Nella riforma fiscale proposta dal Partito repubblicano, spunta l’ipotesi di depennare gli sgravi fiscali alle famiglie che adottano un bambino. Negli Stati Uniti – in cui le adozioni sono già da tempo in caduta libera – le associazioni lanciano l’allarme
Della riforma fiscale presentata in questi giorni dal Partito repubblicano, che allenta la stretta fiscale per imprese e contribuenti della classe media, un «taglio» ha fatto particolarmente discutere gli americani. Si tratta della «adoption tax credit», un sistema di detrazione fiscale nato per limitare i costi a chi decide di adottare un bambino e che la riscrittura ad opera del Grand Old Party minaccia invece di cancellare. Una brutta notizia, arrivata proprio nel mese dedicato dagli Stati Uniti alle adozioni, che ha lasciato di sasso gli osservatori visto che l’idea di introdurre incentivi fiscali in questo campo si deve proprio al repubblicano Newt Gingrich che nel 1994 per primo formulò la proposta.
Fu due anni dopo che di fatto il credito sull’imposta per le adozioni divenne una legge, firmata dal presidente Clinton ma supportata da ambo gli schieramenti politici. La norma prevedeva fino un massimo di 5mila dollari di detrazioni per le famiglie che adottavano un bambino con bisogni speciali, ma negli anni la misura ha subito diversi ritocchi e ad oggi le famiglie adottanti possono riavere sotto forma di credito d’imposta fino a 13.570 dollari. Una cifra notevole che ha incentivato tante famiglie a sostenere le spese delle adozioni, da quelle legali a quelle delle agenzie di mediazione, che – secondo il «The Donaldson Adoption Institute» – possono andare dagli 8mila a 40mila dollari (nel caso di un’adozione internazionale). La proposta di tagliare questi preziosi sgravi fiscali preoccupa dunque le famiglie e secondo le associazioni potrebbe scoraggiare chi sta per intraprendere questa strada.

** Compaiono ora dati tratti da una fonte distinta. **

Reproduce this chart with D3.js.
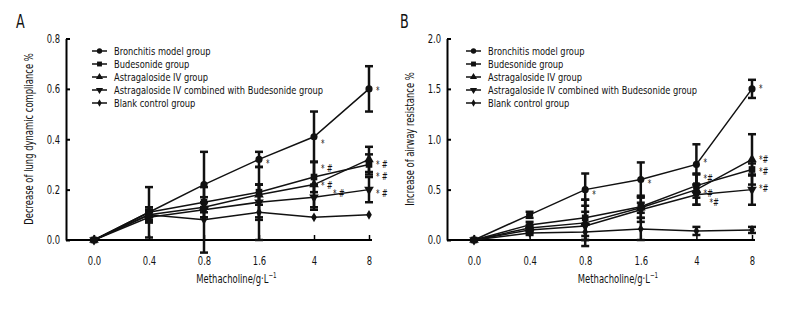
<!DOCTYPE html>
<html>
<head>
<meta charset="utf-8">
<script src="https://cdn.jsdelivr.net/npm/d3@7"></script>
<style>
  body { margin: 0; background: #fff; }
  svg { display: block; }
  text { font-family: "DejaVu Sans Condensed", "DejaVu Sans", sans-serif; fill: #111; }
</style>
</head>
<body>
<svg id="chart" width="792" height="312"></svg>
<script>
// x categories (methacholine, g/L)
const doses = ['0.0', '0.4', '0.8', '1.6', '4', '8'];

const groupNames = [
  'Bronchitis model group',
  'Budesonide group',
  'Astragaloside IV group',
  'Astragaloside IV combined with Budesonide group',
  'Blank control group'
];

// panel A: decrease of lung dynamic compliance %
const bronchitisA    = [0, 0.11, 0.22, 0.32, 0.41, 0.60];
const budesonideA    = [0, 0.11, 0.15, 0.19, 0.25, 0.30];
const astragalosideA = [0, 0.10, 0.13, 0.18, 0.22, 0.32];
const combinedA      = [0, 0.09, 0.12, 0.15, 0.17, 0.20];
const blankA         = [0, 0.10, 0.08, 0.11, 0.09, 0.10];

const bronchitisErrA    = [0, 0.10, 0.13, 0.03, 0.10, 0.09];
const budesonideErrA    = [0, 0.02, 0.02, 0.10, 0.06, 0.04];
const astragalosideErrA = [0, 0.03, 0.02, 0.04, 0.09, 0.05];
const combinedErrA      = [0, 0.02, 0.03, 0.07, 0.05, 0.05];
const blankErrA         = [0, 0.02, 0.13, 0.11, 0, 0];

// panel B: increase of airway resistance %
const bronchitisB    = [0, 0.25, 0.50, 0.60, 0.75, 1.50];
const budesonideB    = [0, 0.15, 0.22, 0.33, 0.54, 0.70];
const astragalosideB = [0, 0.12, 0.17, 0.32, 0.50, 0.80];
const combinedB      = [0, 0.10, 0.14, 0.30, 0.45, 0.50];
const blankB         = [0, 0.07, 0.08, 0.11, 0.09, 0.10];

const bronchitisErrB    = [0, 0.03, 0.16, 0.17, 0.20, 0.09];
const budesonideErrB    = [0, 0.03, 0.18, 0.11, 0.12, 0.06];
const astragalosideErrB = [0, 0.03, 0.23, 0.05, 0.15, 0.25];
const combinedErrB      = [0, 0.03, 0.14, 0.12, 0.10, 0.15];
const blankErrB         = [0, 0.02, 0.08, 0.11, 0.04, 0.03];

// significance marks: [dose, value where the mark sits, text]
const sigA = [
  ['1.6', 0.31, '*'],
  ['4', 0.39, '*'], ['4', 0.29, '* #'], ['4', 0.224, '* #'], ['4', 0.19, '* #'],
  ['8', 0.60, '*'], ['8', 0.305, '* #'], ['8', 0.257, '* #'], ['8', 0.19, '* #']
];
const sigB = [
  ['0.8', 0.465, '*'], ['1.6', 0.575, '*'],
  ['4', 0.785, '*'], ['4', 0.625, '*#'], ['4', 0.475, '*#'], ['4', 0.385, '*#'],
  ['8', 1.515, '*'], ['8', 0.815, '*#'], ['8', 0.695, '*#'], ['8', 0.525, '*#']
];

const yTicksA = [0, 0.2, 0.4, 0.6, 0.8];
const yTicksB = [0, 0.5, 1.0, 1.5, 2.0];

const shapes = [
  d3.symbol().type(d3.symbolCircle).size(40),
  d3.symbol().type(d3.symbolSquare).size(44),
  d3.symbol().type(d3.symbolTriangle).size(40),
  d3.symbol().type(d3.symbolTriangle).size(40),
  d3.symbol().type(d3.symbolDiamond).size(28)
];
const legendShapes = [
  d3.symbol().type(d3.symbolCircle).size(22),
  d3.symbol().type(d3.symbolSquare).size(24),
  d3.symbol().type(d3.symbolTriangle).size(22),
  d3.symbol().type(d3.symbolTriangle).size(22),
  d3.symbol().type(d3.symbolDiamond).size(16)
];
const flipped = [false, false, false, true, false];

const svg = d3.select('#chart');

// the original uses a condensed face; squeeze text horizontally
function condense(s) {
  return function(sel) {
    sel.each(function() {
      const t = d3.select(this);
      const x = +t.attr('x') || 0, y = +t.attr('y') || 0;
      const prev = t.attr('transform') || '';
      t.attr('x', 0).attr('y', 0)
        .attr('transform', prev + ' translate(' + x + ',' + y + ') scale(' + s + ',1)');
    });
  };
}

function drawPanel(opts) {
  const x = d3.scalePoint().domain(doses).range([opts.x0, opts.x1]);
  const y = d3.scaleLinear().domain([0, opts.ymax]).range([240, 38.5]);
  const g = svg.append('g');

  // y axis, ticks pointing inward
  const yAxis = g.append('g')
    .attr('transform', 'translate(' + opts.axisX + ',0)')
    .call(d3.axisLeft(y).tickValues(opts.yTicks).tickFormat(d3.format('.1f'))
      .tickSizeInner(-4).tickSizeOuter(0).tickPadding(6));
  yAxis.select('.domain').attr('stroke-width', 2);
  yAxis.selectAll('.tick line').attr('stroke-width', 2);
  yAxis.selectAll('text').attr('font-size', 12).style('font-family', null).call(condense(0.78));

  // x axis
  const xAxis = g.append('g')
    .attr('transform', 'translate(0,240)')
    .call(d3.axisBottom(x).tickSizeInner(-5).tickSizeOuter(0).tickPadding(16));
  xAxis.select('.domain').attr('d', 'M' + opts.axisX + ',0H' + (opts.x1 + 3)).attr('stroke-width', 2);
  xAxis.selectAll('.tick line').attr('stroke-width', 1.5);
  xAxis.selectAll('text').attr('font-size', 12).style('font-family', null).call(condense(0.78));

  // titles
  g.append('text')
    .attr('transform', 'translate(' + (opts.axisX - 33) + ',' + 139 + ') rotate(-90)')
    .attr('text-anchor', 'middle').attr('font-size', 12)
    .text(opts.yTitle)
    .call(condense(0.78));
  const xt = g.append('text')
    .attr('x', (opts.x0 + opts.x1) / 2 + 5).attr('y', 283)
    .attr('text-anchor', 'middle').attr('font-size', 12)
    .text('Methacholine/g·L');
  xt.append('tspan').attr('dy', -5).attr('font-size', 8).text('−1');
  xt.call(condense(0.78));
  g.append('text')
    .attr('x', opts.labelX).attr('y', 28)
    .attr('font-size', 19)
    .text(opts.label)
    .call(condense(0.745));

  const line = d3.line().x((d, i) => x(doses[i])).y(d => y(d));

  opts.series.forEach(s => {
    g.append('path')
      .datum(s.values)
      .attr('d', line)
      .attr('fill', 'none')
      .attr('stroke', '#111')
      .attr('stroke-width', 1.5);
  });

  // error bars
  opts.series.forEach(s => {
    const eb = g.append('g').selectAll('g')
      .data(s.values.map((v, i) => ({ v: v, e: s.err[i], d: doses[i] })).filter(p => p.e > 0))
      .join('g')
      .attr('stroke', '#111')
      .attr('stroke-width', 2.5);
    eb.append('line')
      .attr('x1', p => x(p.d)).attr('x2', p => x(p.d))
      .attr('y1', p => y(p.v - p.e)).attr('y2', p => y(p.v + p.e));
    eb.append('line')
      .attr('x1', p => x(p.d) - 4).attr('x2', p => x(p.d) + 4)
      .attr('y1', p => y(p.v + p.e)).attr('y2', p => y(p.v + p.e));
    eb.append('line')
      .attr('x1', p => x(p.d) - 4).attr('x2', p => x(p.d) + 4)
      .attr('y1', p => y(p.v - p.e)).attr('y2', p => y(p.v - p.e));
  });

  // markers
  opts.series.forEach((s, k) => {
    g.append('g').selectAll('path')
      .data(s.values)
      .join('path')
      .attr('d', shapes[k])
      .attr('transform', (d, i) => 'translate(' + x(doses[i]) + ',' + y(d) + ')' + (flipped[k] ? ' rotate(180)' : ''))
      .attr('fill', '#111');
  });

  // significance marks; nudge a mark right when it crowds the one above
  let lastDose = null, lastY = -99, lastShift = 0;
  const marks = opts.sig.map(d => {
    const py = y(d[1]);
    let shift = 0;
    if (d[0] === lastDose && py - lastY < 10 && lastShift === 0) shift = py - lastY < 9 ? 12 : 6;
    lastDose = d[0]; lastY = py; lastShift = shift;
    return { d: d, px: x(d[0]) + 7 + shift, py: py };
  });
  g.append('g').selectAll('text')
    .data(marks)
    .join('text')
    .attr('x', m => m.px)
    .attr('y', m => m.py + 5)
    .attr('font-size', 10.5)
    .attr('fill', '#555')
    .text(m => m.d[2])
    .call(condense(0.745));

  // legend
  const lg = g.append('g')
    .attr('transform', 'translate(' + opts.legendX + ',51)');
  const row = lg.selectAll('g')
    .data(groupNames)
    .join('g')
    .attr('transform', (d, i) => 'translate(0,' + (i * 13) + ')');
  row.append('line')
    .attr('x1', 0).attr('x2', 15)
    .attr('stroke', '#111').attr('stroke-width', 1.5);
  row.append('path')
    .attr('d', (d, i) => legendShapes[i]())
    .attr('transform', (d, i) => 'translate(7.5,0)' + (flipped[i] ? ' rotate(180)' : ''))
    .attr('fill', '#111');
  row.append('text')
    .attr('x', 22).attr('y', 4)
    .attr('font-size', 11)
    .text(d => d)
    .call(condense(0.84));
}

drawPanel({
  label: 'A', labelX: 16,
  axisX: 66, x0: 94, x1: 369, ymax: 0.8, yTicks: yTicksA,
  yTitle: 'Decrease of lung dynamic compliance %',
  legendX: 92,
  sig: sigA,
  series: [
    { values: bronchitisA, err: bronchitisErrA },
    { values: budesonideA, err: budesonideErrA },
    { values: astragalosideA, err: astragalosideErrA },
    { values: combinedA, err: combinedErrA },
    { values: blankA, err: blankErrA }
  ]
});

drawPanel({
  label: 'B', labelX: 400,
  axisX: 447, x0: 474, x1: 752, ymax: 2.0, yTicks: yTicksB,
  yTitle: 'Increase of airway resistance %',
  legendX: 466,
  sig: sigB,
  series: [
    { values: bronchitisB, err: bronchitisErrB },
    { values: budesonideB, err: budesonideErrB },
    { values: astragalosideB, err: astragalosideErrB },
    { values: combinedB, err: combinedErrB },
    { values: blankB, err: blankErrB }
  ]
});
</script>
</body>
</html>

Da parte sua, il Partito repubblicano giustifica la soppressione degli sgravi ricordando che ad oggi della norma possono beneficiare soltanto alcuni contribuenti. In particolare nel 2017 la detrazione per le adozioni poteva essere richiesta dalle famiglie con un reddito annuo di 203-243mila dollari. Si può dire dunque che finora le famiglie che hanno beneficiato maggiormente del credito d’imposta sono quelle della classe media che, secondo i dati fiscali del 2014, equivalgono a circa il 35 per cento dei contribuenti americani. Il motivo di questa disparità è presto detto: le detrazioni previste non sono rimborsabili e dunque i genitori adottivi devono guadagnare abbastanza per avere un debito sufficiente nei confronti del fisco. Per il solo anno (2011) in cui gli sgravi sono stati rimborsabili, molte più famiglie ne hanno usufruito ma la misura ha probabilmente sballato i conti visto che nel 2012 si è ritornati alle detrazioni non rimborsabili.
Oggi il Partito repubblicano vorrebbe abrogare per poi riscrivere da zero gli incentivi per le adozioni, i cui beneficiari potrebbero cambiare anche se sembra difficile – dicono gli esperti – che la modifica favorirà la classe di reddito medio-bassa, finora rimasta fuori dagli incentivi. Jedd Medefing, il presidente di Christian Alliance for Orphans, ha spiegato al Washington Post che si aspetta che le adozioni crollino, mentre Shilpa Phadke del Center for American Progress ha dichiarato che la proposta è una bomba a orologeria per tante famiglie di classe medio-bassa.
Anche se ancora non si capisce come finirà la faccenda, di certo c’è che la norma non aiuterebbe il decollare della pratica dell’adozione che negli Stati Uniti è già in caduta libera. Le adozioni internazionali sono diventate sempre più difficili per motivi etici e politici (la Russia, per esempio, le ha rese impossibili ai cittadini americani), col risultato che nel 2016 ne sono state concluse 5.400 a fronte delle 23mila del 2004. In generale, poi, i neonati adottati dagli americani tre anni fa sono stati appena 18mila, mentre nel 1971 toccavano quota 90mila. L’unica controtendenza la segnano invece proprio quei ragazzi in cerca di una famiglia stabili, che negli Stati Uniti nel 2015 sono stati 428mila ma il cui numero continua drammaticamente a crescere.